[START RAW RECORDS]
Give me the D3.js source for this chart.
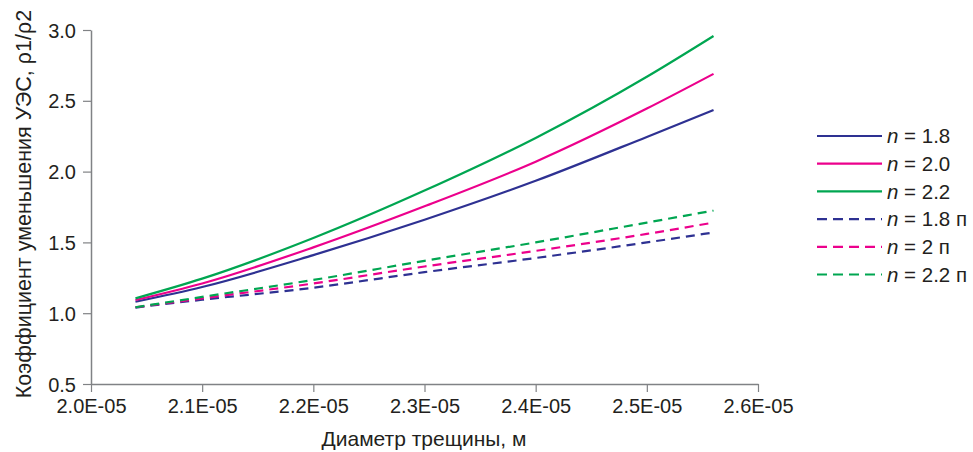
<!DOCTYPE html>
<html>
<head>
<meta charset="utf-8">
<script src="https://cdn.jsdelivr.net/npm/d3@7"></script>
<style>
  body { margin: 0; background: #fff; }
  text { font-family: "Liberation Sans", Arial, sans-serif; }
</style>
</head>
<body>
<div id="vis-container"></div>
<script>
// crack diameter, m
var diameters = [2.04e-5, 2.1e-5, 2.2e-5, 2.3e-5, 2.4e-5, 2.5e-5, 2.56e-5];

// reduction coefficient values per series
var n18 = [1.081, 1.185, 1.41, 1.66, 1.935, 2.245, 2.435];
var n20 = [1.093, 1.21, 1.465, 1.755, 2.07, 2.445, 2.69];
var n22 = [1.105, 1.244, 1.531, 1.866, 2.238, 2.67, 2.958];
var n18p = [1.04, 1.095, 1.18, 1.29, 1.39, 1.50, 1.57];
var n2p = [1.042, 1.105, 1.21, 1.33, 1.44, 1.56, 1.64];
var n22p = [1.042, 1.115, 1.235, 1.37, 1.50, 1.64, 1.725];

var seriesNames = ["1.8", "2.0", "2.2", "1.8 п", "2 п", "2.2 п"];
var seriesValues = [n18, n20, n22, n18p, n2p, n22p];
var seriesColors = ["#2e3192", "#ec008c", "#00a651", "#2e3192", "#ec008c", "#00a651"];
var seriesDashed = [false, false, false, true, true, true];

var xTicks = [2.0e-5, 2.1e-5, 2.2e-5, 2.3e-5, 2.4e-5, 2.5e-5, 2.6e-5];
var yTicks = [0.5, 1.0, 1.5, 2.0, 2.5, 3.0];

var width = 973, height = 452;
var plotLeft = 91, plotRight = 758, plotTop = 30, plotBottom = 384;
var axisColor = "#808285";
var textColor = "#231f20";

var svg = d3.select("#vis-container")
  .append("svg")
  .attr("width", width)
  .attr("height", height);

var x = d3.scaleLinear().domain([2.0e-5, 2.6e-5]).range([plotLeft, plotRight]);
var y = d3.scaleLinear().domain([0.5, 3.0]).range([plotBottom, plotTop]);

// axes
var xAxis = d3.axisBottom(x)
  .tickValues(xTicks)
  .tickSize(8)
  .tickSizeOuter(0)
  .tickPadding(6)
  .tickFormat(function(d) { return (d * 1e5).toFixed(1) + "E-05"; });

var yAxis = d3.axisLeft(y)
  .tickValues(yTicks)
  .tickSize(8)
  .tickSizeOuter(0)
  .tickPadding(7)
  .tickFormat(d3.format(".1f"));

var gx = svg.append("g")
  .attr("transform", "translate(0," + plotBottom + ")")
  .call(xAxis);
var gy = svg.append("g")
  .attr("transform", "translate(" + plotLeft + ",0)")
  .call(yAxis);

[gx, gy].forEach(function(g) {
  g.select(".domain").attr("stroke", axisColor).attr("stroke-width", 1.5);
  g.selectAll(".tick line").attr("stroke", axisColor).attr("stroke-width", 1.2);
  g.selectAll(".tick text")
    .attr("fill", textColor)
    .style("font-size", "20px")
    .style("font-family", "'Liberation Sans', Arial, sans-serif");
});
gx.selectAll(".tick text").attr("dy", "0.75em");
gy.selectAll(".tick text").attr("dy", "0.35em");

// axis titles
svg.append("text")
  .attr("x", 424)
  .attr("y", 446)
  .attr("text-anchor", "middle")
  .attr("fill", textColor)
  .style("font-size", "21px")
  .text("Диаметр трещины, м");

svg.append("text")
  .attr("transform", "translate(31,204) rotate(-90)")
  .attr("text-anchor", "middle")
  .attr("fill", textColor)
  .style("font-size", "21.5px")
  .text("Коэффициент уменьшения УЭС, ρ1/ρ2");

// lines
var line = d3.line()
  .x(function(d, i) { return x(diameters[i]); })
  .y(function(d) { return y(d); })
  .curve(d3.curveMonotoneX);

for (var s = 0; s < seriesValues.length; ++s) {
  svg.append("path")
    .attr("d", line(seriesValues[s]))
    .attr("fill", "none")
    .attr("stroke", seriesColors[s])
    .attr("stroke-width", 2.2)
    .attr("stroke-dasharray", seriesDashed[s] ? "9,6" : null);
}

// legend
var legend = svg.append("g").attr("transform", "translate(817,136)");
for (var k = 0; k < seriesNames.length; ++k) {
  var row = legend.append("g").attr("transform", "translate(0," + (k * 27.7) + ")");
  row.append("line")
    .attr("x1", 0).attr("x2", 65)
    .attr("y1", 0).attr("y2", 0)
    .attr("stroke", seriesColors[k])
    .attr("stroke-width", 2.2)
    .attr("stroke-dasharray", seriesDashed[k] ? "10,6" : null);
  var t = row.append("text")
    .attr("x", 70)
    .attr("y", 0)
    .attr("dy", "0.35em")
    .attr("fill", textColor)
    .style("font-size", "20.5px");
  t.append("tspan").style("font-style", "italic").text("n");
  t.append("tspan").text(" = " + seriesNames[k]);
}
</script>
</body>
</html>
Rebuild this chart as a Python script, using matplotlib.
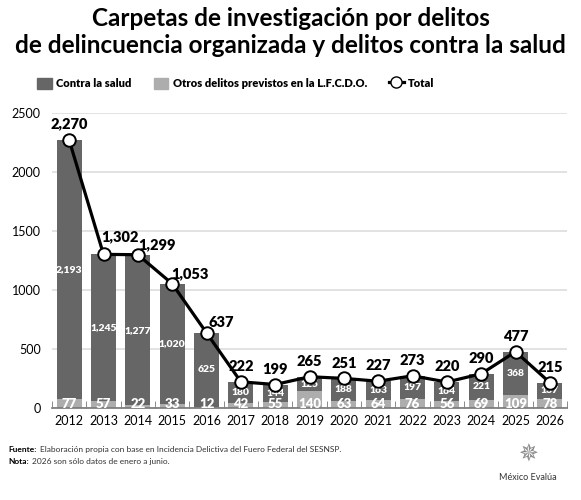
import numpy as np
import matplotlib as mpt
from matplotlib import pyplot as plt

mpt.use('Agg')
plt.rcParams['font.family'] = ['Lato', 'DejaVu Sans']

years = ['2012', '2013', '2014', '2015', '2016', '2017', '2018', '2019',
         '2020', '2021', '2022', '2023', '2024', '2025', '2026']
contra_salud = [2193, 1245, 1277, 1020, 625, 180, 144, 125, 188, 163, 197, 164, 221, 368, 137]
otros_lfcdo = [77, 57, 22, 33, 12, 42, 55, 140, 63, 64, 76, 56, 69, 109, 78]
total = [2270, 1302, 1299, 1053, 637, 222, 199, 265, 251, 227, 273, 220, 290, 477, 215]

dark = '#666666'
light = '#adadad'

fig = plt.figure(figsize=(5.81, 5.0), dpi=100)
ax = fig.add_axes([0.0895, 0.184, 0.8865, 0.590])

x = np.arange(len(years))
ax.bar(x, otros_lfcdo, width=0.73, color=light, zorder=2)
ax.bar(x, contra_salud, width=0.73, bottom=otros_lfcdo, color=dark, zorder=2)
# linea debajo de las etiquetas, circulos encima
ax.plot(x, total, color='black', lw=2.3, zorder=2.5)
ax.plot(x, total, ls='none', marker='o', ms=9, mfc='white', mec='black',
        mew=1.4, zorder=4)

# etiquetas dentro de las barras
for i in range(len(years)):
    ax.text(x[i], otros_lfcdo[i] + contra_salud[i] / 2, f'{contra_salud[i]:,}',
            ha='center', va='center', color='white', fontsize=7.5,
            fontweight='heavy', zorder=3)
    ax.text(x[i], 36, f'{otros_lfcdo[i]:,}', ha='center', va='center',
            color='white', fontsize=9.5, fontweight='heavy', zorder=3)

# etiquetas del total, corridas a la derecha donde la linea baja
nudge = {0: (0, 12), 1: (12, 13), 2: (14, 7.5), 3: (12.5, 7.5), 4: (10.5, 7.5)}
for i in range(len(years)):
    ax.annotate(f'{total[i]:,}', (x[i], total[i]), xytext=nudge.get(i, (0, 11)),
                textcoords='offset points', ha='center', va='center',
                fontsize=10.5, fontweight='heavy', zorder=5)

ax.set_xlim(-0.5, 14.5)
ax.set_ylim(0, 2500)
ax.set_yticks([0, 500, 1000, 1500, 2000, 2500])
ax.set_xticks(x)
ax.set_xticklabels(years, fontsize=9)
ax.tick_params(axis='x', length=0, pad=5)
ax.tick_params(axis='y', length=0, labelsize=9, pad=8)
ax.set_xticks(np.arange(-0.5, 15, 1), minor=True)
ax.tick_params(axis='x', which='minor', direction='in', length=5, color='#777777')
ax.grid(axis='y', color='#dddddd', lw=1.2, zorder=0)
for s in ['top', 'right', 'left']:
    ax.spines[s].set_visible(False)
ax.spines['bottom'].set_color('#777777')
ax.spines['bottom'].set_linewidth(1.2)

fig.text(0.5, 0.963, 'Carpetas de investigación por delitos', ha='center',
         va='center', fontsize=17.5, fontweight='bold')
fig.text(0.5, 0.909, 'de delincuencia organizada y delitos contra la salud',
         ha='center', va='center', fontsize=17.5, fontweight='bold')

# leyenda
ax.legend(handles=[
    plt.Rectangle((0, 0), 1, 1, color=dark, label='Contra la salud'),
    plt.Rectangle((0, 0), 1, 1, color=light, label='Otros delitos previstos en la L.F.C.D.O.'),
    plt.Line2D([], [], color='black', lw=2.3, marker='o', ms=8, mfc='white',
               mec='black', label='Total')],
    loc='center', bbox_to_anchor=(0.357, 1.10), ncol=3, frameon=False,
    prop={'size': 8, 'weight': 'heavy'}, handlelength=1.3, handleheight=1.1,
    columnspacing=2.0, handletextpad=0.4)

fig.text(0.014, 0.101, 'Fuente:', fontsize=6, fontweight='bold', va='center')
fig.text(0.068, 0.101, 'Elaboración propia con base en Incidencia Delictiva del Fuero Federal del SESNSP.',
         fontsize=6, va='center', color='#333333')
fig.text(0.014, 0.077, 'Nota:', fontsize=6, fontweight='bold', va='center')
fig.text(0.055, 0.077, '2026 son sólo datos de enero a junio.', fontsize=6,
         va='center', color='#333333')
fig.text(0.909, 0.09, '✵', fontsize=17, ha='center', va='center', color='#888888',
         family='DejaVu Sans')
fig.text(0.909, 0.046, 'México Evalúa', fontsize=6.5, ha='center', va='center',
         color='#333333')

plt.savefig('out.png', dpi=100)
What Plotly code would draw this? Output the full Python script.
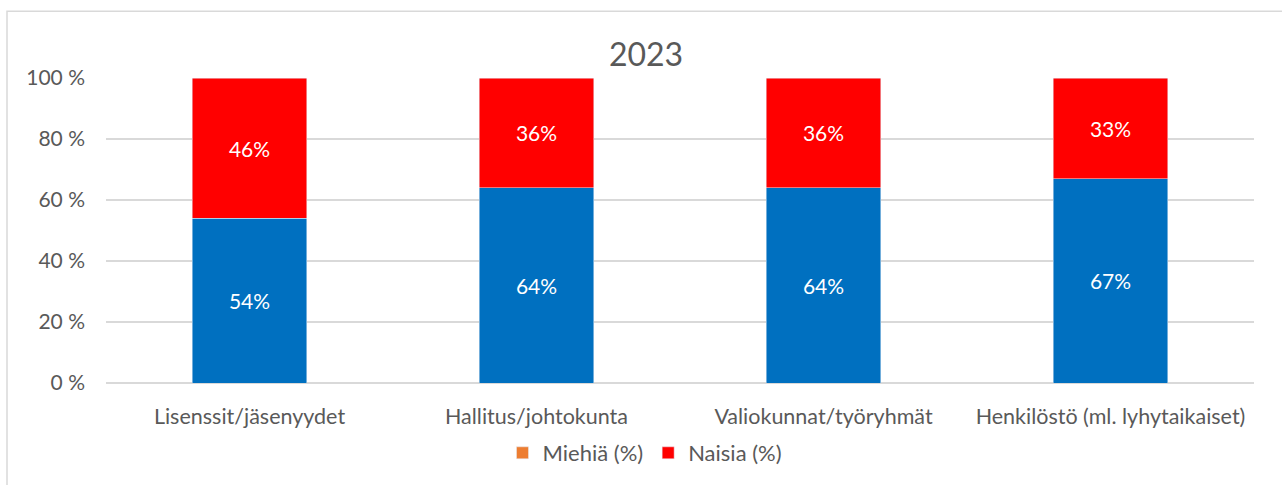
import plotly.graph_objects as go

categories = ["Lisenssit/jäsenyydet", "Hallitus/johtokunta", "Valiokunnat/työryhmät", "Henkilöstö (ml. lyhytaikaiset)"]
miehia = [54, 64, 64, 67]
naisia = [46, 36, 36, 33]
y_ticks = [0, 20, 40, 60, 80, 100]
y_tick_labels = ["0 %", "20 %", "40 %", "60 %", "80 %", "100 %"]

FONT = "Lato, Open Sans, sans-serif"
TXT = "#595959"

fig = go.Figure()
fig.add_trace(go.Bar(
    x=categories, y=miehia, name="Miehiä (%)", marker_color="#0070C0",
    showlegend=False, texttemplate="%{y}%", textposition="inside",
    insidetextanchor="middle", textfont=dict(color="white", size=21, family=FONT),
    hoverinfo="skip",
))
fig.add_trace(go.Bar(
    x=categories, y=naisia, name="Naisia (%)", marker_color="#FF0000",
    showlegend=False, texttemplate="%{y}%", textposition="inside",
    insidetextanchor="middle", textfont=dict(color="white", size=21, family=FONT),
    hoverinfo="skip",
))
# legend entries (legend colours as in the original)
fig.add_trace(go.Bar(x=[categories[0]], y=[None], name="Miehiä (%)", marker_color="#ED7D31"))
fig.add_trace(go.Bar(x=[categories[0]], y=[None], name="Naisia (%)", marker_color="#FF0000"))

fig.update_layout(
    width=1282, height=485,
    barmode="stack", bargap=0.6,
    paper_bgcolor="white", plot_bgcolor="white",
    margin=dict(l=106, r=28, t=78, b=101),
    font=dict(family=FONT, color=TXT, size=21),
    title=dict(text="2023", x=(646 / 1282), xanchor="center", y=1 - 55 / 485, yanchor="middle",
               yref="container", font=dict(size=32, color=TXT, family=FONT)),
    legend=dict(orientation="h", x=0.4695, xanchor="center", y=-0.2255, yanchor="middle",
                font=dict(size=22, color=TXT, family=FONT), traceorder="normal",
                itemwidth=30),
    showlegend=True,
)
fig.update_xaxes(showgrid=False, showline=False, ticks="", ticklabelstandoff=18,
                 tickfont=dict(size=21.5, color=TXT, family=FONT))
fig.update_yaxes(range=[0, 100], tickvals=y_ticks, ticktext=y_tick_labels,
                 showgrid=True, gridcolor="#d9d9d9", gridwidth=1.5, zeroline=True,
                 zerolinecolor="#d9d9d9", zerolinewidth=1.5, showline=False,
                 ticks="", ticklabelstandoff=20,
                 tickfont=dict(size=21, color=TXT, family=FONT))
fig.add_shape(type="rect", xref="paper", yref="paper",
              x0=(7 - 106) / 1148, x1=1.1, y0=-0.5, y1=1 + (78 - 11) / 306,
              line=dict(color="#d9d9d9", width=1.5), fillcolor="rgba(0,0,0,0)", layer="below")

fig.write_html("out.html")
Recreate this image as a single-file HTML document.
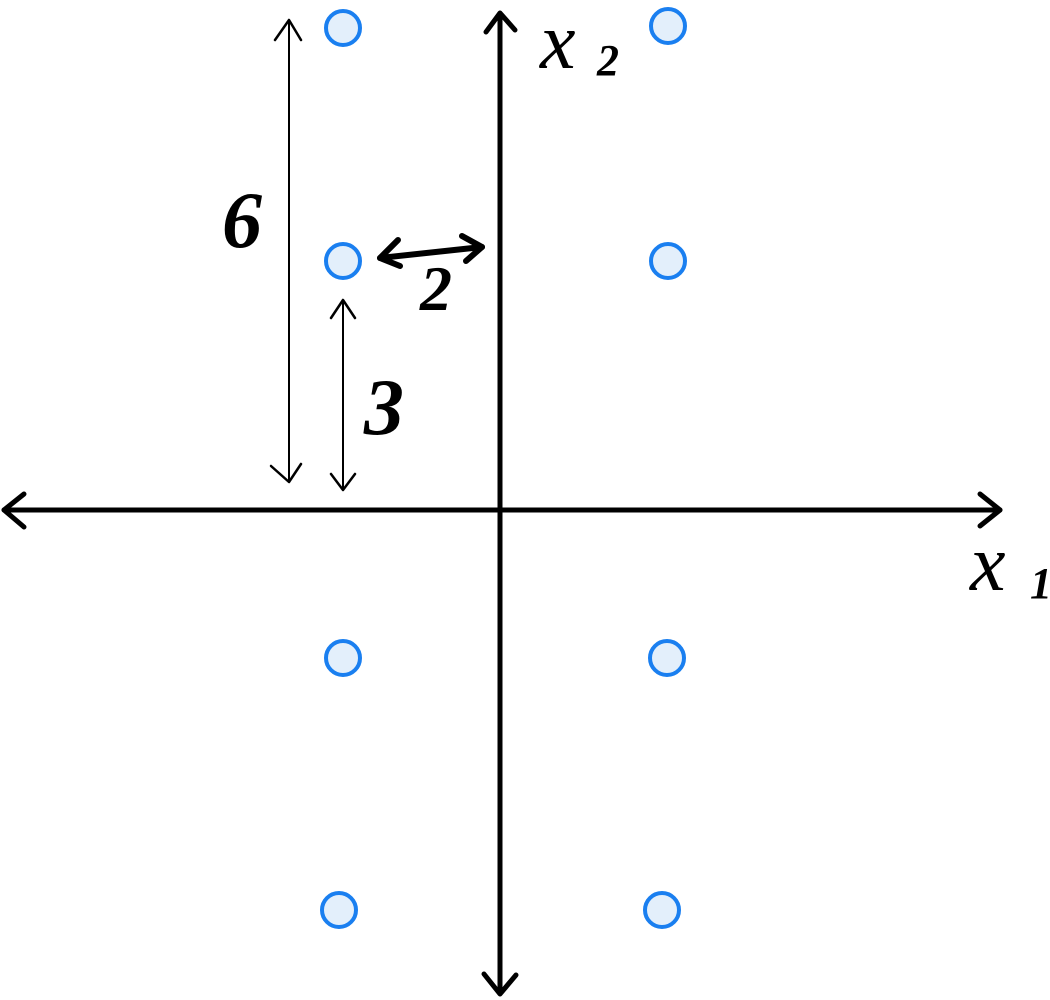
<!DOCTYPE html>
<html><head><meta charset="utf-8"><style>
html,body{margin:0;padding:0;background:#fff;}
svg{display:block;}
text{font-family:"Liberation Serif",serif;font-style:italic;fill:#000;}
</style></head><body>
<svg width="1050" height="1000" viewBox="0 0 1050 1000" xmlns="http://www.w3.org/2000/svg">
<g stroke="#000" fill="none" stroke-linecap="round" stroke-linejoin="round">
<!-- axes -->
<path d="M500 14 L500 993" stroke-width="5"/>
<path d="M486 32 L500 13 L515 30" stroke-width="5"/>
<path d="M484 974 L500 994 L516 975" stroke-width="5"/>
<path d="M4 510 L1000 510" stroke-width="5"/>
<path d="M24 494 L4 510 L24 527" stroke-width="5"/>
<path d="M980 494 L1000 510 L980 526" stroke-width="5"/>
<!-- 6 arrow -->
<path d="M289 20 L289 482" stroke-width="2"/>
<path d="M275 40 L289 20 L301 40" stroke-width="2.5"/>
<path d="M271 466 L289 482 L301 464" stroke-width="2.5"/>
<!-- 3 arrow -->
<path d="M343 300 L343 490" stroke-width="2"/>
<path d="M331 318 L343 300 L355 318" stroke-width="2.5"/>
<path d="M331 474 L343 490 L355 474" stroke-width="2.5"/>
<!-- 2 arrow -->
<path d="M380 258 L482 247" stroke-width="6"/>
<path d="M398 240 L380 258 L400 266" stroke-width="6"/>
<path d="M462 236 L482 247 L466 261" stroke-width="6"/>
</g>
<g stroke="#1a7ff0" stroke-width="4" fill="#e3effb">
<circle cx="343" cy="28" r="17"/>
<circle cx="668" cy="26" r="17"/>
<circle cx="343" cy="261" r="17"/>
<circle cx="668" cy="261" r="17"/>
<circle cx="343" cy="658" r="17"/>
<circle cx="667" cy="658" r="17"/>
<circle cx="339" cy="910" r="17"/>
<circle cx="662" cy="910" r="17"/>
</g>
<text x="222" y="247" font-size="80" font-weight="bold">6</text>
<text x="364" y="434" font-size="80" font-weight="bold">3</text>
<text x="420" y="310" font-size="64" font-weight="bold">2</text>
<text x="540" y="68" font-size="80">x</text>
<text x="597" y="75" font-size="44" font-weight="bold">2</text>
<text x="970" y="590" font-size="80">x</text>
<text x="1030" y="598" font-size="44" font-weight="bold">1</text>
</svg>
</body></html>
[END RAW RECORDS]
§ **WHAT IS EXPECTED**
Write out each line of the listing above, exactly, from its first line to the line holding "var n22p = [1.042, 1.115, 1.235, 1.37, 1.50, 1.64, 1.725];", inclusive. Skip the pictures.

§ **EXERCISE RESULT**
Give me the D3.js source for this chart.
<!DOCTYPE html>
<html>
<head>
<meta charset="utf-8">
<script src="https://cdn.jsdelivr.net/npm/d3@7"></script>
<style>
  body { margin: 0; background: #fff; }
  text { font-family: "Liberation Sans", Arial, sans-serif; }
</style>
</head>
<body>
<div id="vis-container"></div>
<script>
// crack diameter, m
var diameters = [2.04e-5, 2.1e-5, 2.2e-5, 2.3e-5, 2.4e-5, 2.5e-5, 2.56e-5];

// reduction coefficient values per series
var n18 = [1.081, 1.185, 1.41, 1.66, 1.935, 2.245, 2.435];
var n20 = [1.093, 1.21, 1.465, 1.755, 2.07, 2.445, 2.69];
var n22 = [1.105, 1.244, 1.531, 1.866, 2.238, 2.67, 2.958];
var n18p = [1.04, 1.095, 1.18, 1.29, 1.39, 1.50, 1.57];
var n2p = [1.042, 1.105, 1.21, 1.33, 1.44, 1.56, 1.64];
var n22p = [1.042, 1.115, 1.235, 1.37, 1.50, 1.64, 1.725];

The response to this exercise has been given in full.